Ho appreso per puro caso, leggendo le
scritte scorrevoli sotto un programma, che dopo molti anni la Rai si appresta a
riproporre una nuova serie della Corrida e, sebbene sia stato un programma che
ho sempre odiato, anche prima che si ibridasse con la volgarità del televisivo
berlusconiano, sono rimasto piacevolmente colpito da questo ritorno che
potrebbe anche suonare come un piccolo, minimo segno di rinsavimento. Rivedere
finalmente allo sbaraglio dilettanti che orgogliosamente si dichiarano tali al
posto di presuntuosi e sedicenti talenti
creati in studio con tutta la tecnologia disponibile per fare scena è una
consolazione perché ammette il dilettantismo e non lo spaccia per capacità o
creatività come per gli spettacoli di questo tipo. In realtà la trasmissione
nata mezzo secolo fa in radio da un’idea che Corrado Mantoni aveva in qualche
modo rubato a Cesare Zavattini, ha portato alla ribalta molta più capacità ed
estro di non quanto non ne abbiano diffuso i talent standardizzati e omologati
al basso che servono solo a fungere da carne da cannone per uno squallido
universo marchettaro che va dalle discoteche alle cucine: dopotutto dalla
vecchia Corrida sono usciti fuori personaggi come Neri Marcorè, Gigi Sabani o
Emanuela Aureli.
Naturalmente non è di palinsesti che voglio
parlare, ma dei sintomi che essi esprimono e della pandemia neoliberista di cui
soffre il Paese. Scuole sempre peggiori
e sempre più orientate non alla cultura personale, ma all’addestramento a un
lavoro privo di diritti, l’aspirazione unica al denaro e
all’apparenza, il
culto della fisicità più idiota come ubi consistam, l’insaziabile consumismo di eventi e
personaggi da un minuto, assenza di prospettive, hanno creato non solo in
Italia, ma in tutto l’occidente una società di dilettanti da usare e buttare,
riconquistare con l’ultimo giocattolo, sedurre con i lustrini della
comunicazione di massa, con qualche momento di vita in cambio dell’atarassia
sociale. Solo pochissimi sono consapevoli che occorre molta fatica per
acquisire la capacità di dire qualcosa di nuovo, di intelligente e di originale
in qualsiasi campo e ancor meno sono quelli che sono disposti ad affrontare un
iter così difficile anche avendone le possibilità. Abbiamo generazioni della
domenica che fanno dell’approssimazione e del dilettantismo ontologico, del
resto teorizzato dai salmi della flessibilità e della precarietà, una religione
obbligata nel momento in cui si accorgono che le promesse nelle quali sono
stati allevati non erano che illusioni. E in cambio sempre più adolescenti
della upper class pretendono di fare l’operazione contro la miopia, perché si
sa portare gli occhiali potrebbe non sbalzarli nell’empireo dell’immagine.

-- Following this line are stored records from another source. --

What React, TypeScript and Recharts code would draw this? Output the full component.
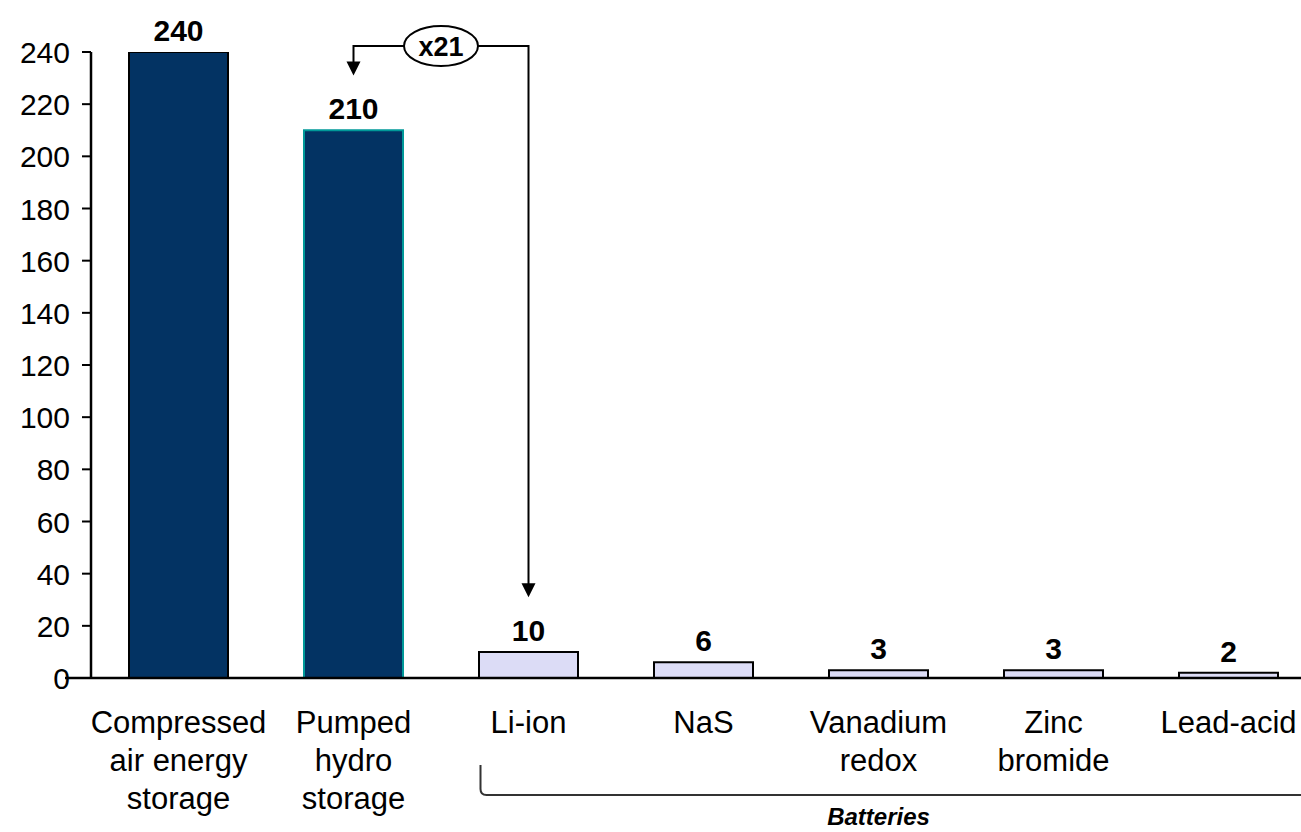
import { BarChart, Bar, XAxis, YAxis, Cell, LabelList, ReferenceLine } from 'recharts'

const categories = [
  'Compressed air energy storage',
  'Pumped hydro storage',
  'Li-ion',
  'NaS',
  'Vanadium redox',
  'Zinc bromide',
  'Lead-acid',
]
const categoryLines = [
  ['Compressed', 'air energy', 'storage'],
  ['Pumped', 'hydro', 'storage'],
  ['Li-ion'],
  ['NaS'],
  ['Vanadium', 'redox'],
  ['Zinc', 'bromide'],
  ['Lead-acid'],
]
const values = [240, 210, 10, 6, 3, 3, 2]
const yTicks = [0, 20, 40, 60, 80, 100, 120, 140, 160, 180, 200, 220, 240]

// annotation: ratio between pumped hydro and li-ion
const ratioLabel = 'x21'
const ratioLevel = 242.3
const ratioFrom = 'Pumped hydro storage'
const ratioTo = 'Li-ion'
const ratioFromTip = 231
const ratioToTip = 31

// group bracket under the battery categories
const groupLabel = 'Batteries'
const groupFirst = 'Li-ion'
const groupLast = 'Lead-acid'
const groupLevel = -44.9

const fills = ['#033363', '#033363', '#DCDCF6', '#DCDCF6', '#DCDCF6', '#DCDCF6', '#DCDCF6']
const strokes = ['#000000', '#009999', '#000000', '#000000', '#000000', '#000000', '#000000']

const FONT = 'Liberation Sans, Arial, Helvetica, sans-serif'

const data = categories.map((name, i) => ({ name, value: values[i] }))

function CategoryTick({ x, y, payload }: any) {
  const lines = categoryLines[categories.indexOf(payload.value)] || [payload.value]
  return (
    <text x={x} y={y} textAnchor="middle" fontFamily={FONT} fontSize={31} fill="#000">
      {lines.map((line, i) => (
        <tspan key={line} x={x} dy={i === 0 ? 55 : 38}>
          {line}
        </tspan>
      ))}
    </text>
  )
}

function ValueTick({ x, y, payload }: any) {
  return (
    <g>
      {payload.value === 0 && (
        <line x1={x - 5} y1={y} x2={x + 21} y2={y} stroke="#000" strokeWidth={2.5} />
      )}
      <text x={x} y={y} dy={11} textAnchor="end" fontFamily={FONT} fontSize={30} fill="#000">
        {payload.value}
      </text>
    </g>
  )
}

function Bridge({ x1, y1, x2 }: any) {
  const cx = (x1 + x2) / 2
  return (
    <g>
      <line x1={x1} y1={y1} x2={x2} y2={y1} stroke="#000" strokeWidth={2} />
      <ellipse cx={cx} cy={y1} rx={37} ry={20} fill="#fff" stroke="#000" strokeWidth={2} />
      <text x={cx} y={y1} dy={10} textAnchor="middle" fontFamily={FONT} fontSize={27} fontWeight="bold" fill="#000">
        {ratioLabel}
      </text>
    </g>
  )
}

function Arrow({ x1, y1, x2, y2 }: any) {
  return (
    <g>
      <line x1={x1} y1={y1 - 1} x2={x2} y2={y2 - 12} stroke="#000" strokeWidth={2} />
      <polygon points={`${x2 - 7},${y2 - 14} ${x2 + 7},${y2 - 14} ${x2},${y2}`} fill="#000" />
    </g>
  )
}

function Bracket({ x1, y1, x2 }: any) {
  const left = x1 - 48
  return (
    <g>
      <path
        d={`M${left},${y1 - 30} L${left},${y1 - 6} Q${left},${y1} ${left + 6},${y1} L${x2 + 200},${y1}`}
        fill="none"
        stroke="#333"
        strokeWidth={2}
      />
      <text
        x={(x1 + x2) / 2}
        y={y1}
        dy={30}
        textAnchor="middle"
        fontFamily={FONT}
        fontSize={24}
        fontWeight="bold"
        fontStyle="italic"
        fill="#000"
      >
        {groupLabel}
      </text>
    </g>
  )
}

export default function App() {
  return (
    <div style={{ position: 'absolute', left: 0, top: 0, width: 1301, height: 832, overflow: 'hidden', background: '#fff' }}>
      <BarChart
        width={1316}
        height={832}
        data={data}
        margin={{ top: 52, right: 0, bottom: 0, left: 0 }}
        barSize={99}
      >
        <XAxis
          dataKey="name"
          height={154}
          tickLine={false}
          tickSize={0}
          tickMargin={0}
          axisLine={{ stroke: '#000', strokeWidth: 2.5 }}
          tick={<CategoryTick />}
          interval={0}
        />
        <YAxis
          width={91}
          domain={[0, 240]}
          ticks={yTicks}
          interval={0}
          allowDataOverflow
          tickSize={9}
          tickMargin={12}
          tickLine={{ stroke: '#000', strokeWidth: 2 }}
          axisLine={{ stroke: '#000', strokeWidth: 2.5 }}
          tick={<ValueTick />}
        />
        <Bar dataKey="value" isAnimationActive={false} strokeWidth={2}>
          {data.map((d, i) => (
            <Cell key={d.name} fill={fills[i]} stroke={strokes[i]} />
          ))}
          <LabelList
            dataKey="value"
            position="top"
            offset={11}
            fontFamily={FONT}
            fontSize={30}
            fontWeight="bold"
            fill="#000"
          />
        </Bar>
        <ReferenceLine
          ifOverflow="visible"
          segment={[{ x: ratioFrom, y: ratioLevel }, { x: ratioTo, y: ratioLevel }]}
          shape={(p: any) => <Bridge {...p} />}
        />
        <ReferenceLine
          ifOverflow="visible"
          segment={[{ x: ratioFrom, y: ratioLevel }, { x: ratioFrom, y: ratioFromTip }]}
          shape={(p: any) => <Arrow {...p} />}
        />
        <ReferenceLine
          ifOverflow="visible"
          segment={[{ x: ratioTo, y: ratioLevel }, { x: ratioTo, y: ratioToTip }]}
          shape={(p: any) => <Arrow {...p} />}
        />
        <ReferenceLine
          ifOverflow="visible"
          segment={[{ x: groupFirst, y: groupLevel }, { x: groupLast, y: groupLevel }]}
          shape={(p: any) => <Bracket {...p} />}
        />
      </BarChart>
    </div>
  )
}
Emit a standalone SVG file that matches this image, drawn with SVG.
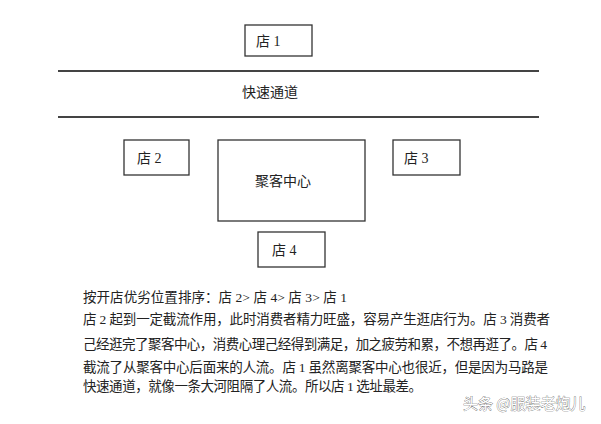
<svg xmlns="http://www.w3.org/2000/svg" width="601" height="424" viewBox="0 0 601 424">
<style>
.box{fill:#fff;stroke:#333;stroke-width:1.3}
.road{stroke:#444;stroke-width:1.8}
.lbl{font-family:"Liberation Serif","Noto Sans CJK SC",serif;font-size:14px;fill:#222}
.cn{font-family:"Noto Sans CJK SC",sans-serif;font-size:14px;fill:#222}
.para{font-family:"Liberation Serif","Noto Sans CJK SC",serif;font-size:13.5px;fill:#222}
.wm{font-family:"Noto Sans CJK SC",sans-serif;font-size:15px;fill:#fff;stroke:#555;stroke-width:0.6;paint-order:stroke}
</style>
<rect width="601" height="424" fill="#fff"/>
<g id="connectors">
<line class="road" x1="58" y1="71" x2="539" y2="71"/>
<line class="road" x1="58" y1="117" x2="539" y2="117"/>
</g>
<g id="road-label"><text class="cn" x="270" y="97" text-anchor="middle">快速通道</text></g>
<g id="store1"><rect class="box" x="245" y="25" width="67" height="31"/><text class="lbl" x="256" y="46">店 1</text></g>
<g id="store2"><rect class="box" x="124" y="140" width="65" height="35"/><text class="lbl" x="137" y="163">店 2</text></g>
<g id="store3"><rect class="box" x="393" y="140" width="67" height="35"/><text class="lbl" x="404" y="163">店 3</text></g>
<g id="center"><rect class="box" x="218" y="140" width="147" height="81"/><text class="cn" x="283" y="186" text-anchor="middle">聚客中心</text></g>
<g id="store4"><rect class="box" x="258" y="232" width="67" height="35"/><text class="lbl" x="272" y="255">店 4</text></g>
<g id="text">
<text class="para" x="83" y="302" textLength="264" lengthAdjust="spacing">按开店优劣位置排序：店 2&gt; 店 4&gt; 店 3&gt; 店 1</text>
<text class="para" x="83" y="324" textLength="467" lengthAdjust="spacing">店 2 起到一定截流作用，此时消费者精力旺盛，容易产生逛店行为。店 3 消费者</text>
<text class="para" x="83" y="349" textLength="464" lengthAdjust="spacing">己经逛完了聚客中心，消费心理己经得到满足，加之疲劳和累，不想再逛了。店 4</text>
<text class="para" x="83" y="372" textLength="465" lengthAdjust="spacing">截流了从聚客中心后面来的人流。店 1 虽然离聚客中心也很近，但是因为马路是</text>
<text class="para" x="83" y="391" textLength="339" lengthAdjust="spacing">快速通道，就像一条大河阻隔了人流。所以店 1 选址最差。</text>
</g>
<g id="watermark"><text class="wm" x="463" y="409">头条 @服装老炮儿</text></g>
</svg>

Così si spera in qualcosa di numinoso che
dalla polvere porti agli altari e nel frattempo si nascondono le piaghe con
molte diverse strategie: quella di negare l’angoscia e il contesto che la
provoca dicendosi felici così, la miserabile astuzia di travestire sotto
altisonanti cartigli anglofili la modestia delle posizioni e delle responsabilità,
la rincorsa a miracolosi quanti inutili master forniti dal Cepu globale, che ha
trasformato alcune università in vere e proprie Lourdes della pseudo cultura,
il vagheggiare la famosa emigrazione all’estero che poi regolarmente si arena
nei pub o nei casi in cui si hanno le spalle ben coperte si trasforma con
ridicola tracotanza l’incompetenza in una risorsa. Si tratta di salvagenti per
la sopravvivenza interiore visto che da molti anni sono state rimosse
chirurgicamente le prospettive di cambiamento e lotta sociale, che la cultura
si è infantilizzata in modo spaventoso, il gusto si e ridotto a tendenza del
momento o ad eccentricità, che non vi sono più insomma gli strumenti per
affrontare e risolvere la disforia tra
l’identità che viene imposta alle classi popolari dall’esterno e la possibilità
per queste ultime di permettersela se non metaforicamente. Dunque occorre
continuare a sognare senza svegliarsi e sedarsi con i gadget che permettano di
sembra diversi da ciò che si è e cercare di di vivere al di sopra dei propri
mezzi, delle proprie competenze e anche dei propri talenti, se proprio vogliamo
agganciarci a quei “ceti aspirazionali” che bazzicano in varia forma nel mondo
della cultura, che consumano messaggi e ambiguità nell’illusione di essere
elite.
Per quello mi piace che qualcuno finalmente
dica e proclami di essere un dilettante e non un talento straordinario: é come
un bagno termale in una realtà che ancora dopotutto esiste.